En dépit du soutien symbolique de l’impérialisme américain au régime de Moïse, l’affirmation du Times selon laquelle «aucune preuve n’a été apportée» que l’un des suspects du meurtre ait collaboré avec le gouvernement américain ou «que les États-Unis aient été impliqués dans le complot ou en aient eu connaissance» est pour le moins douteuse. Même à la suite de la purge du procureur général et du ministre de la Justice par Henry, après que ceux-ci aient remis en question ses appels téléphoniques incriminants avec Badio, le gouvernement américain est resté fidèle à Henry.
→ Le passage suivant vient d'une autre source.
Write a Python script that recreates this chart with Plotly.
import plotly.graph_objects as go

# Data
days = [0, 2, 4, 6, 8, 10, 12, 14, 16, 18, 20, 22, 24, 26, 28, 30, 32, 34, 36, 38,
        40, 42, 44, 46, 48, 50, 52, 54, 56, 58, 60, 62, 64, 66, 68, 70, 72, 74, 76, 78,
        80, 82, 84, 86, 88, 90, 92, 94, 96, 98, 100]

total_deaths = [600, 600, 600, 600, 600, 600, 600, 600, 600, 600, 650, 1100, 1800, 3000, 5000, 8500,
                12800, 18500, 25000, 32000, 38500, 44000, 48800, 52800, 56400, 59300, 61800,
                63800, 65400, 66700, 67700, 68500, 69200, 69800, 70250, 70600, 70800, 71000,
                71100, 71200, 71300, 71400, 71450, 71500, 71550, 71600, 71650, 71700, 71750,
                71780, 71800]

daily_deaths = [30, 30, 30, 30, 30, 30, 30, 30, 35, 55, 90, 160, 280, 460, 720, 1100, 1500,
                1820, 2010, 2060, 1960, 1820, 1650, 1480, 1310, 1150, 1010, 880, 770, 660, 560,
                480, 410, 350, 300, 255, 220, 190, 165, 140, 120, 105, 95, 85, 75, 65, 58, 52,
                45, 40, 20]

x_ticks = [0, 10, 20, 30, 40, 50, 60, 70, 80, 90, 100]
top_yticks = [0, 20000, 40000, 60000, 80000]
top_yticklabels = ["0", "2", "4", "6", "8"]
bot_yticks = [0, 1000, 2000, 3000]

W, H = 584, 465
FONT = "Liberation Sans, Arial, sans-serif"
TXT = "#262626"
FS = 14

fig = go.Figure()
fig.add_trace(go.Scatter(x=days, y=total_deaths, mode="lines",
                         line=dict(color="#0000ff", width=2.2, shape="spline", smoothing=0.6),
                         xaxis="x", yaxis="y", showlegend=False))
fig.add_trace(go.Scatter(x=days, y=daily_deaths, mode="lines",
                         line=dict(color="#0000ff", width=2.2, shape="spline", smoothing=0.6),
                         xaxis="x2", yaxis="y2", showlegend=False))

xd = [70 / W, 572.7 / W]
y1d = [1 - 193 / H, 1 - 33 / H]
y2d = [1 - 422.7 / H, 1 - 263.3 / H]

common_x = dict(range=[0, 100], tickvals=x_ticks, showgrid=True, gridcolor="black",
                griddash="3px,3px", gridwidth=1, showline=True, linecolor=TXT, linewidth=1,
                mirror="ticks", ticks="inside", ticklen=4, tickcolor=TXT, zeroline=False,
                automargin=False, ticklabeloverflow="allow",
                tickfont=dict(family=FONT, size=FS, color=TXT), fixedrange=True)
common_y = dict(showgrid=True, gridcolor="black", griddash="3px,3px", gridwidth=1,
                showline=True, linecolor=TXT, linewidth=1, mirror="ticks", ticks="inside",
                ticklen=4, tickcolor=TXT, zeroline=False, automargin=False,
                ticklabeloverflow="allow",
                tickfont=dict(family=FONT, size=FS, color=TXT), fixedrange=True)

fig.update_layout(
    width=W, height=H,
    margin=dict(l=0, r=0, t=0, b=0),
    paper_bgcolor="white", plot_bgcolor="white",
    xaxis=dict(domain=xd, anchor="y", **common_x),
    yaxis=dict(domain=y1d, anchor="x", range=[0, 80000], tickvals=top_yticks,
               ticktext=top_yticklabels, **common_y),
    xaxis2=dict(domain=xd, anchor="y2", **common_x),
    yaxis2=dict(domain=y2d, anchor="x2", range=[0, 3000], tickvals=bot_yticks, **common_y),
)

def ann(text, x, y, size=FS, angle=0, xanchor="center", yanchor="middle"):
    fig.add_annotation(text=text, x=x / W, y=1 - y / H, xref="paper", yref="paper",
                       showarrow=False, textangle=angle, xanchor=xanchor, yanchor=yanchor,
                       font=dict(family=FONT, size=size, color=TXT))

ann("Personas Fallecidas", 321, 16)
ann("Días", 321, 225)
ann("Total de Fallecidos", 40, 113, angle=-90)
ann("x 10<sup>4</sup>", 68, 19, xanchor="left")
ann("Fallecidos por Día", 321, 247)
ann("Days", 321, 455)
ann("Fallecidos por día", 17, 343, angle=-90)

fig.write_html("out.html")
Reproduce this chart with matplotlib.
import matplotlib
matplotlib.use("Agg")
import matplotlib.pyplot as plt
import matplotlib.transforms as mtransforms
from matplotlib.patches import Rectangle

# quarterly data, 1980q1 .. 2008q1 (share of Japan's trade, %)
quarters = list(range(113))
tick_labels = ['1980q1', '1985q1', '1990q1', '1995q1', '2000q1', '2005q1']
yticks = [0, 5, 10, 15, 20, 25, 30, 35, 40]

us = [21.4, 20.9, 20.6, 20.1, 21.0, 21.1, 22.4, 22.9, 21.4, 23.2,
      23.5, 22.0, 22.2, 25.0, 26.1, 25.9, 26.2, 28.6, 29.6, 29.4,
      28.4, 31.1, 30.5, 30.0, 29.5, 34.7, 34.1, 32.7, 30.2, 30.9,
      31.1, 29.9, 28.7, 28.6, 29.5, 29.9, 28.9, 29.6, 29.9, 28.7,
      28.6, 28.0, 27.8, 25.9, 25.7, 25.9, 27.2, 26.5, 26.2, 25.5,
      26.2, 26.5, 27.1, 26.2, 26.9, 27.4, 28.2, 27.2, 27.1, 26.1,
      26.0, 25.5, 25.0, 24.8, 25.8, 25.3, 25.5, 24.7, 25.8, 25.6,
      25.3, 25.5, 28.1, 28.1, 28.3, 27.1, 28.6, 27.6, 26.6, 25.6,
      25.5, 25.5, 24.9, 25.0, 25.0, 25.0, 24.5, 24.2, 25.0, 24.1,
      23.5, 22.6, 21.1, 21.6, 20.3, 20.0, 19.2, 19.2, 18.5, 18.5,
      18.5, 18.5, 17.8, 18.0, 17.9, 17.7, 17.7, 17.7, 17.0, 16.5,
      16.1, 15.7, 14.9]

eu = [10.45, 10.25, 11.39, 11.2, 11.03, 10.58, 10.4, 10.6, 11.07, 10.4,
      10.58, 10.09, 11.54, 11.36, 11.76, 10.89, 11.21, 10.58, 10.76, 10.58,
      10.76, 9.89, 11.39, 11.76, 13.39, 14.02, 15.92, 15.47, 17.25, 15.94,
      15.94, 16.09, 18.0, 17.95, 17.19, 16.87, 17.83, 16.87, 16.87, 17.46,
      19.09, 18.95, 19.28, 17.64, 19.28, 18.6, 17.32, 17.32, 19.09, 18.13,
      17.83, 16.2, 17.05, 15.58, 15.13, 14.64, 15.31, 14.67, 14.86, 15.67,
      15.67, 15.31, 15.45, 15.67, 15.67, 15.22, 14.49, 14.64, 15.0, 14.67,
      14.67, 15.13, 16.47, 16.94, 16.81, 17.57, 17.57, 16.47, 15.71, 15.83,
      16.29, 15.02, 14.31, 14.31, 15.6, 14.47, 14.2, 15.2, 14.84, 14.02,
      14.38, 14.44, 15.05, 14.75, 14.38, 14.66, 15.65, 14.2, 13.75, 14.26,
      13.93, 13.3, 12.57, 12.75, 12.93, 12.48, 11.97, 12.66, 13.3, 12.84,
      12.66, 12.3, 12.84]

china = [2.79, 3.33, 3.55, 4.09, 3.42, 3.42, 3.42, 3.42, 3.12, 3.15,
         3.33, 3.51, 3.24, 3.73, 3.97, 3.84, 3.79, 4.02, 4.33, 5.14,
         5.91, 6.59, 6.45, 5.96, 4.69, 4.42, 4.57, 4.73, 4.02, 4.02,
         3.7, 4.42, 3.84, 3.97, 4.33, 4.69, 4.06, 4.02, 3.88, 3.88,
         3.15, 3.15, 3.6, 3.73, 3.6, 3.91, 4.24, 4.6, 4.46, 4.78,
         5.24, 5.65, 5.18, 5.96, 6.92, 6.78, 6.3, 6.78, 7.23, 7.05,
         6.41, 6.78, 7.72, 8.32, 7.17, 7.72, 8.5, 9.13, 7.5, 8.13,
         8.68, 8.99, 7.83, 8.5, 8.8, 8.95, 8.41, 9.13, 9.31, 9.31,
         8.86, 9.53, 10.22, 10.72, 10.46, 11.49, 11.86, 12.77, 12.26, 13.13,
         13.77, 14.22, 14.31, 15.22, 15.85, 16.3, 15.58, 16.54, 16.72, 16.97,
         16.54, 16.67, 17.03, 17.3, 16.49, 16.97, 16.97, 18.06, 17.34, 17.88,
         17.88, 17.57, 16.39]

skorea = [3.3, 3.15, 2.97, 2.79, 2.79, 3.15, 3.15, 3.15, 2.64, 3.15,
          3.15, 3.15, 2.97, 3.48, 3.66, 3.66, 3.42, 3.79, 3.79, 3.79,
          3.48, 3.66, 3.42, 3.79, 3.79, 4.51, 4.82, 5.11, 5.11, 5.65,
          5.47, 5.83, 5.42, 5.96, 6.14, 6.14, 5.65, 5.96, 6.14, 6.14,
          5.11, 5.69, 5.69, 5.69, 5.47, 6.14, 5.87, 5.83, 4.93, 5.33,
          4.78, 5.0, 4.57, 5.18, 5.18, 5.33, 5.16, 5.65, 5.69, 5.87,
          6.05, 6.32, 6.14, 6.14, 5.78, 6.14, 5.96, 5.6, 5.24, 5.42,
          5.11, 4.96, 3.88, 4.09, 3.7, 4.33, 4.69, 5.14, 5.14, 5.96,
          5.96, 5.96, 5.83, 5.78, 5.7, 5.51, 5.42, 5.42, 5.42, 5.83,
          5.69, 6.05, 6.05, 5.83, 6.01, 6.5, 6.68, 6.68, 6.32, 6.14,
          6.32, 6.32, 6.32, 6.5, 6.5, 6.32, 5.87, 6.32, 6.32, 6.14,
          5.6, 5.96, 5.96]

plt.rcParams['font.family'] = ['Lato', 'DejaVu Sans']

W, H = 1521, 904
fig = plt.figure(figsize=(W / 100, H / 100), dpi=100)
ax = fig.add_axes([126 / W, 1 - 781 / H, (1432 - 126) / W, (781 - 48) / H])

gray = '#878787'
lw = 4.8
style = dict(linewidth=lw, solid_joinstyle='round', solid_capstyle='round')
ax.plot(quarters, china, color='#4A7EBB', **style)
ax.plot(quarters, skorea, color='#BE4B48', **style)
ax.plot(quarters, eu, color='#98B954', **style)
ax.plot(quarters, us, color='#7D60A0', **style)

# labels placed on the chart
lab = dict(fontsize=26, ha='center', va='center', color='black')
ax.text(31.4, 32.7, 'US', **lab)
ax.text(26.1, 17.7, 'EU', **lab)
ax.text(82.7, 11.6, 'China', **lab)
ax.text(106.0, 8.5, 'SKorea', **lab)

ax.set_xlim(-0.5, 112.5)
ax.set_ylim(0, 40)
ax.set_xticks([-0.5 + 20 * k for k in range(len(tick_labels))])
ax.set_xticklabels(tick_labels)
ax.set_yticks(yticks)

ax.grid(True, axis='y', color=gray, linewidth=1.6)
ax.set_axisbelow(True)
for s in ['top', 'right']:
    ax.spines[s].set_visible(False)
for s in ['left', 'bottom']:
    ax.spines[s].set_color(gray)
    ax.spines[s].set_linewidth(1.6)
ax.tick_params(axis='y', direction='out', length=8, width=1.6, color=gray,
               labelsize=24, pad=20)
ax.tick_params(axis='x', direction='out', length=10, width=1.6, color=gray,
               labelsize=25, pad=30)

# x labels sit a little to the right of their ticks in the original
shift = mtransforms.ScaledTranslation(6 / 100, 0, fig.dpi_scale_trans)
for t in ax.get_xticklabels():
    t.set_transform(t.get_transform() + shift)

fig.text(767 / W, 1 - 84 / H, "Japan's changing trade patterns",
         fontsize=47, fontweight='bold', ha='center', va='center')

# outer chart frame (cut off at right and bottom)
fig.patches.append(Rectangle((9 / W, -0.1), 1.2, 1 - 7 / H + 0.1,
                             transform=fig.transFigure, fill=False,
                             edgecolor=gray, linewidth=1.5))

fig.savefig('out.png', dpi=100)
Entre-temps, parmi les 39 personnes arrêtées en rapport avec l’assassinat, plusieurs ont déjà servi d’informateurs pour le FBI et la Drug Enforcement Administration, selon CNN. Aucune des personnes arrêtées n’a encore été formellement inculpée.

La classe ouvrière et la paysannerie démunie sont les véritables victimes des intrigues politiques de la classe dirigeante haïtienne, qui visent, en dernière analyse, à défendre un système d’exploitation et de pauvreté extrême, enraciné dans une oppression longue de plusieurs siècles aux mains de l’impérialisme américain et mondial.